Properties of edge states in spin-triplet two-band superconductor

Motivated by Sr2RuO4 the magnetic properties of edge states in a two-band spin-triplet superconductor with electron- and hole-like Fermi surfaces are investigated assuming chiral p-wave pairing symmetry. The two bands correspond to the alpha-beta-bands of Sr2RuO4 and are modeled within a tight-binding model including inter-orbital hybridization and spin-orbit coupling effects. Including superconductivity the quasiparticle spectrum is determined by means of a self-consistent Bogolyubov-de Gennes calculation. While a full quasiparticle excitation gap appears in the bulk, gapless states form at the edges which produce spontaneous spin and/or charge currents. The spin current is the result of the specific band structure while the charge current originates from the superconducting condensate.
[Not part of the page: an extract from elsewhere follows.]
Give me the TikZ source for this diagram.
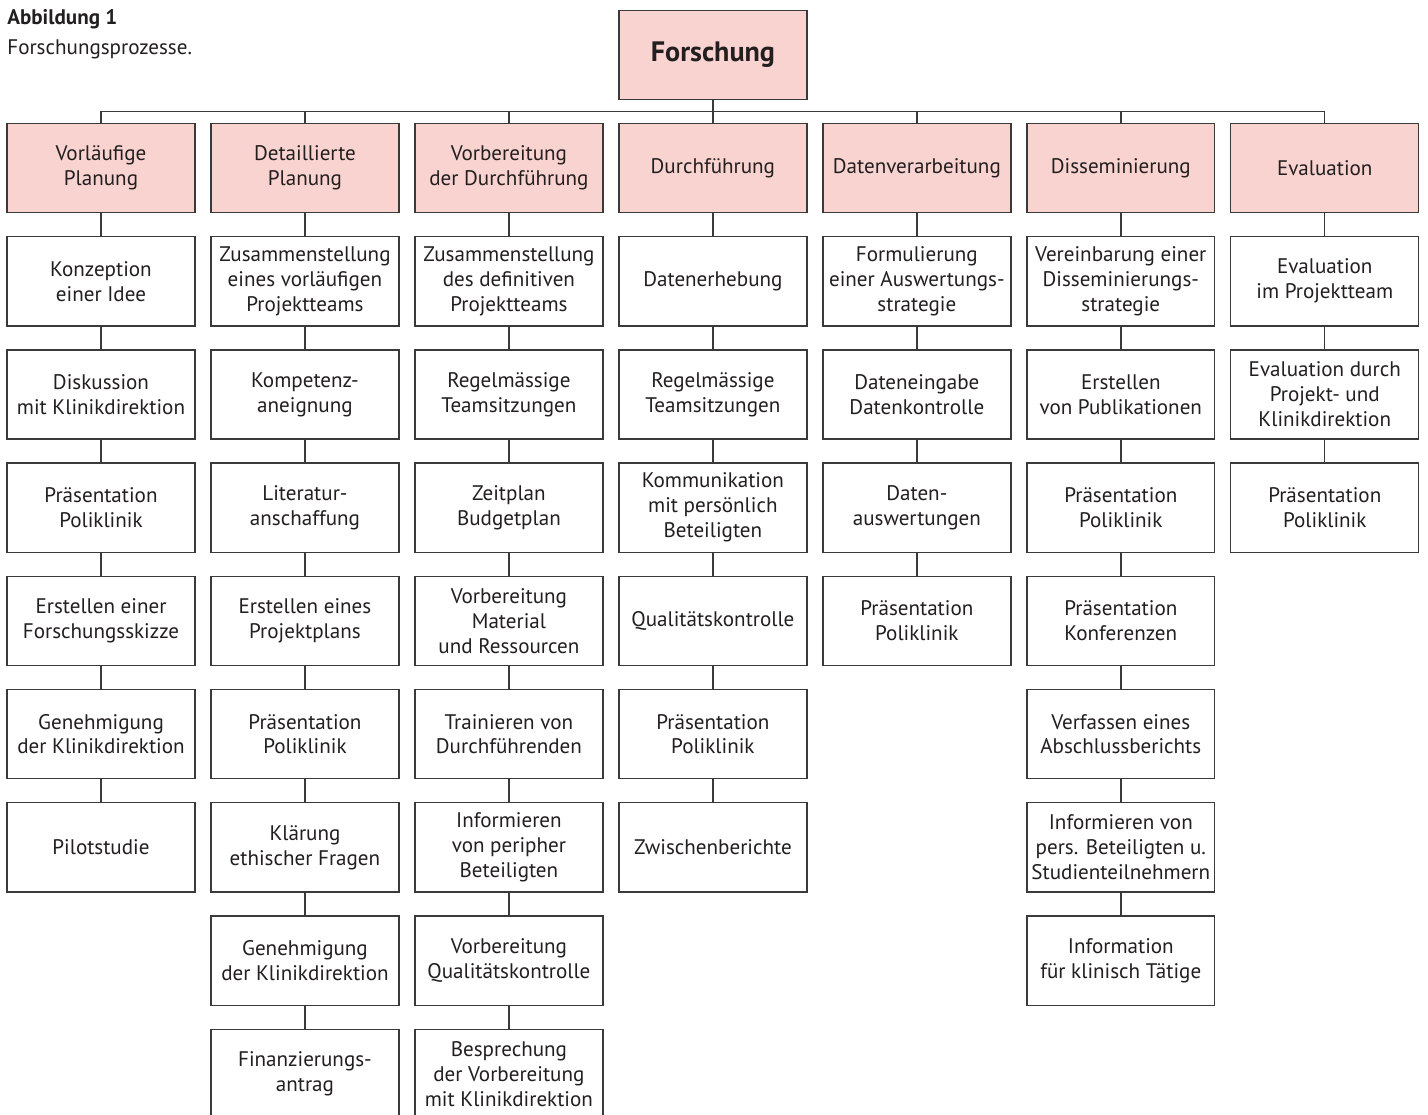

Together they induce a small spin polarization at the edge. Furthermore onsite Coulomb repulsion is included to show that the edge states are unstable against the formation of a Stoner-like spin polarization of the edge states. Through spin-orbit coupling the current- and the correlation-induced magnetism are coupled to the orientation of the chirality of the superconducting condensate. We speculate that this type of phenomenon could yield a compensation of the magnetic fields induced by currents and also explain the negative result in the recent experimental search for chiral edge currents.